The Dallas luxury emporium today will open Shak Men’s, a 4,000-square-foot contemporary store that devotes half its space to Suitsupply’s only shop-in-shop worldwide.
Located across the courtyard from the main store, Shak Men’s takes the space formerly occupied by the Shak women’s contemporary store, which moved in July to a bigger unit across a breezeway. Korshak spans 73,000 square feet, almost all the retail area at the Rosewood Crescent Hotel.
“The [Shak] women’s has been a huge home run, and I think the men’s will be, too,” said Korshak owner Crawford Brock. “We’re a superluxury store and will continue to be, but as you look forward, that contemporary business is growing substantially.”
Rose Clark, general merchandise manager, predicts Shak Men’s will be clocking $2 million in annual sales within 18 months.
Shak Men’s has stylish men covered from chapeau to toe. The mix features Rag & Bone, Vince, John Varvatos, Eidos and Aesop togs, as well as shoes, scarves, jewelry and leather goods.
“We are a collections-driven business,” Clark noted.
Korshak’s total volume this year has been on the rise, Brock said, without providing a figure. Revenues increased 18 percent in August and are up 13 percent for the year — approaching record figures in 2007 before the Great Recession.

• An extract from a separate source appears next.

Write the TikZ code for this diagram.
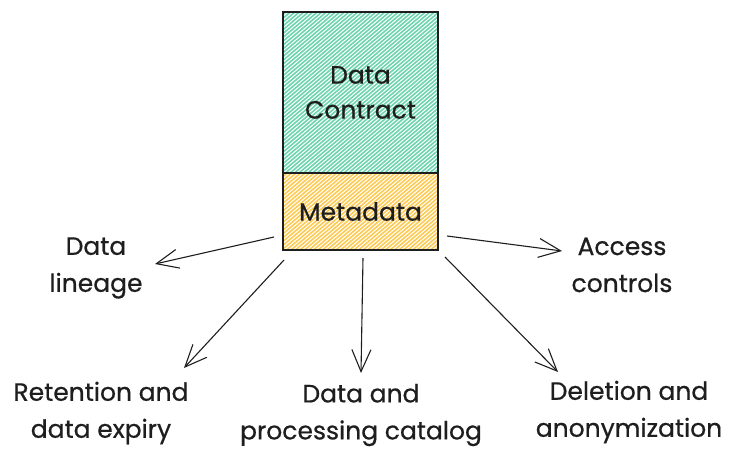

The main store’s premium inventory includes Brunello Cucinelli, Kiton and Belvest for men, and Lanvin, Giambattista Valli, Oscar de la Renta, Carolina Herrera and Calvin Klein for women.
Brock and Clark landed the Suitsupply shop because of their longtime relationship with vice president Nish de Gruiter, who was formerly with Brunello Cucinelli.
Korshak is a “great name” in Texas, asserted Filipe Batáglia, chief operating officer of the Amsterdam-based company, known for selling sharply priced suits with European styling.
On Tuesday, Batáglia and nine staffers were putting finishing touches on Suitsupply’s chartreuse, black and white shop, which is owned by Korshak. It’s less than half the size of the chain’s smallest store, but features the brand’s signature visible sewing station for on-site tailors as well as new fixtures, such as clear glass wardrobes.
“For Suitsupply, this is very important because we’ve never done this, and it’s a good way to see if we can maintain our image and our brand, and educate the customer,” Batáglia said. “The growth here in the U.S. is so big that I completely focused on it.”
Suitsupply is building a 9,000-square-foot store a few miles away in an expansion of the West Village open-air mixed-use center. Set to open by 2015, it will be the company’s largest store in North America.
Each of the brand’s 51 units — including the 11 in the U.S. and one in Toronto — feature unique, colorful decor, Batáglia noted. He plans to open doors next year in San Francisco, Los Angeles, Miami, Montreal and Vancouver, and aspires to reach 100 North American units within five years. Batáglia also foresees additional shops-in-shop.